Up to and including the line that contains "(q00) at (632,207)", repeat each line of the data exactly, starting from the first.

====

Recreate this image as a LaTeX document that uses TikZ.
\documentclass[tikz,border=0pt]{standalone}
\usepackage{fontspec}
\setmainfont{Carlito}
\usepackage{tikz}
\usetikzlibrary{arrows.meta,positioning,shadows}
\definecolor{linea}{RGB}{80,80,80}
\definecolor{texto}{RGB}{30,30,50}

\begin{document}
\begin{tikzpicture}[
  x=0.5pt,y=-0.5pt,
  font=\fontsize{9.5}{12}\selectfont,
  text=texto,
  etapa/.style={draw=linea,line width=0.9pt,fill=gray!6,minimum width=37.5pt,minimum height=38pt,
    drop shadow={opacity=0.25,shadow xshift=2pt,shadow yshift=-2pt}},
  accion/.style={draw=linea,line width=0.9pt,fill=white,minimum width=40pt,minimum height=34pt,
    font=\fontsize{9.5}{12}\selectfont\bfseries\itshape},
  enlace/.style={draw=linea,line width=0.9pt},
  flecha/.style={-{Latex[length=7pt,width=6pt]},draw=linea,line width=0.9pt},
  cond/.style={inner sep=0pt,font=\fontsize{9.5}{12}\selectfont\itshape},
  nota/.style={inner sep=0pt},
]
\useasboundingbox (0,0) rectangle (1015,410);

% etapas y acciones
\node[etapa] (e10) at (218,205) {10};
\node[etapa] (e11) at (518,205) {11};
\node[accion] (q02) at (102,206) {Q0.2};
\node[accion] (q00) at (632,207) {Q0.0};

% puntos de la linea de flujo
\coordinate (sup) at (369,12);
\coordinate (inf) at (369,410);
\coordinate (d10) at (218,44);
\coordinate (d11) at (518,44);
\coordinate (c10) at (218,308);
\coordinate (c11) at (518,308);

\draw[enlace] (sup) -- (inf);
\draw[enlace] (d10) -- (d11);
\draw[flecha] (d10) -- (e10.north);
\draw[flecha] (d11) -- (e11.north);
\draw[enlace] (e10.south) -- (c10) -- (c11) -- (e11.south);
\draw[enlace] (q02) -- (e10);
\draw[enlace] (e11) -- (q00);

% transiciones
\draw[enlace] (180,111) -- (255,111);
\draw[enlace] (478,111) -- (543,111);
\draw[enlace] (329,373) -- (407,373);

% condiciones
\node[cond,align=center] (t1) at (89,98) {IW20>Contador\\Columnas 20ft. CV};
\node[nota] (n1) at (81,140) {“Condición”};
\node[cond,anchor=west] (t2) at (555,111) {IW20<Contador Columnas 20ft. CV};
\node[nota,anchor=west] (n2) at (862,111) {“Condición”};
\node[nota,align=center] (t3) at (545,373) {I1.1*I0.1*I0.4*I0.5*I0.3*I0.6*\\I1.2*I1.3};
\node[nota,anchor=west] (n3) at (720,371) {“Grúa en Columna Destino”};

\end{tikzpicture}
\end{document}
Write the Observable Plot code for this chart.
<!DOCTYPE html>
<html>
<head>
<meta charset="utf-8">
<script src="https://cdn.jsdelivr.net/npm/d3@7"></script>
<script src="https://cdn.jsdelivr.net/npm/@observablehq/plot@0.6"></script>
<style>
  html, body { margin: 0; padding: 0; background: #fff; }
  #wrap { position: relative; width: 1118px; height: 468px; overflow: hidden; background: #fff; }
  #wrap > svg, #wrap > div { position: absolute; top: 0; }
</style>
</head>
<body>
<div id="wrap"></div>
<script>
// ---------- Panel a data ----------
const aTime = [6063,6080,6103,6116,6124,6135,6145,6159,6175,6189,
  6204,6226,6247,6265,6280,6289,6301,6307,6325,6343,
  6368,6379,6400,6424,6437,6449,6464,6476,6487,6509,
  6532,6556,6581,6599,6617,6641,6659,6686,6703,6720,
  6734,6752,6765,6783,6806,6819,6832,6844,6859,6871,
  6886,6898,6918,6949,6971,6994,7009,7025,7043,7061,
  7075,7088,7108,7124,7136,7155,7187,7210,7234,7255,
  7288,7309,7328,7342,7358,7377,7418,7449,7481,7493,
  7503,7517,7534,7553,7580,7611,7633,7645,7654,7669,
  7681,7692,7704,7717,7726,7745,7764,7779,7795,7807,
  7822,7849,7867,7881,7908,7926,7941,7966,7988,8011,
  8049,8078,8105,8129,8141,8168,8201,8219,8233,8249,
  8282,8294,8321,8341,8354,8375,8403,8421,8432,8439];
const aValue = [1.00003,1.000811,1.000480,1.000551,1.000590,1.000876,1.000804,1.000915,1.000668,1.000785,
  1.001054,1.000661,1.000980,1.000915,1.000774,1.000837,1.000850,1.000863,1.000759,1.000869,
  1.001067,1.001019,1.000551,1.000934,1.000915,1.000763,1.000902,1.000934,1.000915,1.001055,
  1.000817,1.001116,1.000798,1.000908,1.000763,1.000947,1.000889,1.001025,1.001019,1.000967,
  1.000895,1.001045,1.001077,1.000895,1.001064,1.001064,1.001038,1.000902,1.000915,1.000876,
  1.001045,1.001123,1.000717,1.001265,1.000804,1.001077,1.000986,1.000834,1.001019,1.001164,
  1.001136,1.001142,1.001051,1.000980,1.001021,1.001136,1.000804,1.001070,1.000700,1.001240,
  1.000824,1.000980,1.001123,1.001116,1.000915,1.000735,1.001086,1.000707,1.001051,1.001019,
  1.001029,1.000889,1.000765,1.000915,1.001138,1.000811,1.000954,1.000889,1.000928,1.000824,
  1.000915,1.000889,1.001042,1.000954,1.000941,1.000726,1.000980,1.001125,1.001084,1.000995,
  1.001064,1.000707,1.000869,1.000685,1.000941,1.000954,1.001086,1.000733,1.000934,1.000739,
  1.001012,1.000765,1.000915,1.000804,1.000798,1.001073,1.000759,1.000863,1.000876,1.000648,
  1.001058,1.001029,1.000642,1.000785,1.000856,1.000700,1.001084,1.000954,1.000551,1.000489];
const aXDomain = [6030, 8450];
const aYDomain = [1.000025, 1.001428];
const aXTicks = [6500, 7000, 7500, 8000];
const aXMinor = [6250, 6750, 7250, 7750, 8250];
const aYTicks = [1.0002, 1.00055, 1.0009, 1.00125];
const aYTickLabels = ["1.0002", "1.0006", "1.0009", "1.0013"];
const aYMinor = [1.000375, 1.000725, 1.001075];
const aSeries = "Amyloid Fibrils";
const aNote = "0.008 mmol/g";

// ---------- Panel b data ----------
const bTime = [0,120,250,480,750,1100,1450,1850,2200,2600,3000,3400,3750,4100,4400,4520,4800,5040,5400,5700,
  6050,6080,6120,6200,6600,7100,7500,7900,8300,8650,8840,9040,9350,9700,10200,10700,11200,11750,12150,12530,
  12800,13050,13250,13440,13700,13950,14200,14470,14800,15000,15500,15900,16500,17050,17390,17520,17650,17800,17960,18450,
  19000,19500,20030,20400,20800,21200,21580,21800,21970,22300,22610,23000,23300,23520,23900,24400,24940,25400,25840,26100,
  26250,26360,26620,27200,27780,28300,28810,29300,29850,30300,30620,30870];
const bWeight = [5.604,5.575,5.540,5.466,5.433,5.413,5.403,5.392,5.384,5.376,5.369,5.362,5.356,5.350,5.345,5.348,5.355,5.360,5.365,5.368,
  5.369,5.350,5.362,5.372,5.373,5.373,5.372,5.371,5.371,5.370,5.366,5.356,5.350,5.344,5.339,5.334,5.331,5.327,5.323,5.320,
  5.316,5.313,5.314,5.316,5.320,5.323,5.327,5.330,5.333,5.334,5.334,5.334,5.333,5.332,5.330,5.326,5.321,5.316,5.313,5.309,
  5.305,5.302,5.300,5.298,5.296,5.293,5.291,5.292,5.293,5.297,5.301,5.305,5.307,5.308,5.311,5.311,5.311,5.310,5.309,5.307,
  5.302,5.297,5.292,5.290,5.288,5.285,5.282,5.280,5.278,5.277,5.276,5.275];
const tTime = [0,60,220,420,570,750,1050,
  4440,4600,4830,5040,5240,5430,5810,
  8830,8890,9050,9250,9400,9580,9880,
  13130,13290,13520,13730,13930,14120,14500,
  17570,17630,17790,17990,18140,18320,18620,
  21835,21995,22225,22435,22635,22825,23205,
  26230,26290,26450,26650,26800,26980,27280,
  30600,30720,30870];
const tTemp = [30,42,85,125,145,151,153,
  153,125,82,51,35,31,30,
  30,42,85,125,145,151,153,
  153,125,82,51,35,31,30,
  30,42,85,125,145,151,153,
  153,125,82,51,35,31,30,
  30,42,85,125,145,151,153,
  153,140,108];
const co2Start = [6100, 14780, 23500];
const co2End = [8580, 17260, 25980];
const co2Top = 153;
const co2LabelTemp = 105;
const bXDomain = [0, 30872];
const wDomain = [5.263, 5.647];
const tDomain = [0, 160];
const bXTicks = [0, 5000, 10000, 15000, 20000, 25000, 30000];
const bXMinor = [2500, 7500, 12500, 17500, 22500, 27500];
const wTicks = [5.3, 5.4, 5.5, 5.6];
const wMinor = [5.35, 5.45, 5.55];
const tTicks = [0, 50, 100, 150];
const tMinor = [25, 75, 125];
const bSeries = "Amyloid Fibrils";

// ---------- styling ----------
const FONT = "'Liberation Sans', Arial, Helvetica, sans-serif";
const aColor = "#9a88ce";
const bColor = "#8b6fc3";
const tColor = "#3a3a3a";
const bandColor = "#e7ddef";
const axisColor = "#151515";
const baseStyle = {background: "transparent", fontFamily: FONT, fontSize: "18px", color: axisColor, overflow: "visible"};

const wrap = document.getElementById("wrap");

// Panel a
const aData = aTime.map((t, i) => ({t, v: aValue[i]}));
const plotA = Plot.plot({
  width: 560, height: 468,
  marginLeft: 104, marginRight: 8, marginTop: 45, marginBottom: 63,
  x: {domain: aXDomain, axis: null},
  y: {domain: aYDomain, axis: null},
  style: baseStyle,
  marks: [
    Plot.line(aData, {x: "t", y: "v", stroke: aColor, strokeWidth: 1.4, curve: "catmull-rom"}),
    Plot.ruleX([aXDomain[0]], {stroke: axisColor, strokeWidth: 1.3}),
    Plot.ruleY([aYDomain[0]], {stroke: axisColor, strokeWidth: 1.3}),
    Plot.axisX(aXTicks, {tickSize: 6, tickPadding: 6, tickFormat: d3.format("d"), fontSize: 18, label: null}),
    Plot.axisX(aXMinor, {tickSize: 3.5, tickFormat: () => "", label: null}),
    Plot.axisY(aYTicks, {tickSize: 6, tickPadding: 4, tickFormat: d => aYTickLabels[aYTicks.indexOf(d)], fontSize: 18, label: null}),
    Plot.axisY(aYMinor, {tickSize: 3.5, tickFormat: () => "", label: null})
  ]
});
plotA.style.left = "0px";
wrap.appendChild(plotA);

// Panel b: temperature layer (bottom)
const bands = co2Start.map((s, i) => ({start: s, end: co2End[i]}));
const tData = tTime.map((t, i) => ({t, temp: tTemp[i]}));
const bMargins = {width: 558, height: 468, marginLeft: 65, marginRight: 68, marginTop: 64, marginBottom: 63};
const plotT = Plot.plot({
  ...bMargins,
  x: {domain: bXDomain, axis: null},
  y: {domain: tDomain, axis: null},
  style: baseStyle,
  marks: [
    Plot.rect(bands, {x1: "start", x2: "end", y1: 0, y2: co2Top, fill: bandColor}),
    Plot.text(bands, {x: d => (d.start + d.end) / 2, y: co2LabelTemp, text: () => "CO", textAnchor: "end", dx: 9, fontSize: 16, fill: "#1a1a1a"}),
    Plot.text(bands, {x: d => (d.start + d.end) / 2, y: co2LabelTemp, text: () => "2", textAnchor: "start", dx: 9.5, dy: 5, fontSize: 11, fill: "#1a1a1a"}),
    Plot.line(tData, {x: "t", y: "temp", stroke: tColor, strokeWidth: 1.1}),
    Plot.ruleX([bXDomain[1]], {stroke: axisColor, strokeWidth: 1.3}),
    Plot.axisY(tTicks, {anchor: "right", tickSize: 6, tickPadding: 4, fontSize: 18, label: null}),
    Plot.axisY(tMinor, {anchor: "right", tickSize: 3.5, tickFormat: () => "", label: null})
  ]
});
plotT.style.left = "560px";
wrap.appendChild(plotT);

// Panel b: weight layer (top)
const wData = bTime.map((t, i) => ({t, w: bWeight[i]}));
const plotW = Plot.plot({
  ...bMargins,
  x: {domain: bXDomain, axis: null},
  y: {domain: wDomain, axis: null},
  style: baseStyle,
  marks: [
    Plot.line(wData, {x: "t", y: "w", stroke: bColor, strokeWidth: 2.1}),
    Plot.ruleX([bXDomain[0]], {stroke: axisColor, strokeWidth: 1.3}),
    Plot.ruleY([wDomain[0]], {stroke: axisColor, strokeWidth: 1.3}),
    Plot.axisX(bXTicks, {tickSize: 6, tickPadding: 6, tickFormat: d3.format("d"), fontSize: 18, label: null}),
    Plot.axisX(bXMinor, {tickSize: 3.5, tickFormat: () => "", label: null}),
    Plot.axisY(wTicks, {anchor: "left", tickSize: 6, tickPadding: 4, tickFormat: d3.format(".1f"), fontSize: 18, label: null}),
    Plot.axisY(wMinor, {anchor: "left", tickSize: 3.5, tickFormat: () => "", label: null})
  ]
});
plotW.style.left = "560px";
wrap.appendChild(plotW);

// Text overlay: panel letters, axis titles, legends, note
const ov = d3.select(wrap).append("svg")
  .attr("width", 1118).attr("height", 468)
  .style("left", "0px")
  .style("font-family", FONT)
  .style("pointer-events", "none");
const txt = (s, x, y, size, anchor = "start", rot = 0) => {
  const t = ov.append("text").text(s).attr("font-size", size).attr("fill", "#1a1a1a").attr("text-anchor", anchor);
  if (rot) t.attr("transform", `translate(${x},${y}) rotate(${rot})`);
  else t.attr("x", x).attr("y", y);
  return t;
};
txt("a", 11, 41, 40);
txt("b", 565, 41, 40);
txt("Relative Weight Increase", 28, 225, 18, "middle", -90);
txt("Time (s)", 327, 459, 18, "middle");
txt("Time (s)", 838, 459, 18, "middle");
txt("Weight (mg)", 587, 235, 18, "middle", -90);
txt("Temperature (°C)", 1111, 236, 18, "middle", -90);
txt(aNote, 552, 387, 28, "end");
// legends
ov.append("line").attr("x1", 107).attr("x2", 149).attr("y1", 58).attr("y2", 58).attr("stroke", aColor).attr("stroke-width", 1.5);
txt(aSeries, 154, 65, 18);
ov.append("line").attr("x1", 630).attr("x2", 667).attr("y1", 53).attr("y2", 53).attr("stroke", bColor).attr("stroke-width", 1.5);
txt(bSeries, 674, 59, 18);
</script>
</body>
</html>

====

REPLY TO THE EXERCISE:
Recreate this image as a LaTeX document that uses TikZ.
\documentclass[tikz,border=0pt]{standalone}
\usepackage{fontspec}
\setmainfont{Carlito}
\usepackage{tikz}
\usetikzlibrary{arrows.meta,positioning,shadows}
\definecolor{linea}{RGB}{80,80,80}
\definecolor{texto}{RGB}{30,30,50}

\begin{document}
\begin{tikzpicture}[
  x=0.5pt,y=-0.5pt,
  font=\fontsize{9.5}{12}\selectfont,
  text=texto,
  etapa/.style={draw=linea,line width=0.9pt,fill=gray!6,minimum width=37.5pt,minimum height=38pt,
    drop shadow={opacity=0.25,shadow xshift=2pt,shadow yshift=-2pt}},
  accion/.style={draw=linea,line width=0.9pt,fill=white,minimum width=40pt,minimum height=34pt,
    font=\fontsize{9.5}{12}\selectfont\bfseries\itshape},
  enlace/.style={draw=linea,line width=0.9pt},
  flecha/.style={-{Latex[length=7pt,width=6pt]},draw=linea,line width=0.9pt},
  cond/.style={inner sep=0pt,font=\fontsize{9.5}{12}\selectfont\itshape},
  nota/.style={inner sep=0pt},
]
\useasboundingbox (0,0) rectangle (1015,410);

% etapas y acciones
\node[etapa] (e10) at (218,205) {10};
\node[etapa] (e11) at (518,205) {11};
\node[accion] (q02) at (102,206) {Q0.2};
\node[accion] (q00) at (632,207) {Q0.0};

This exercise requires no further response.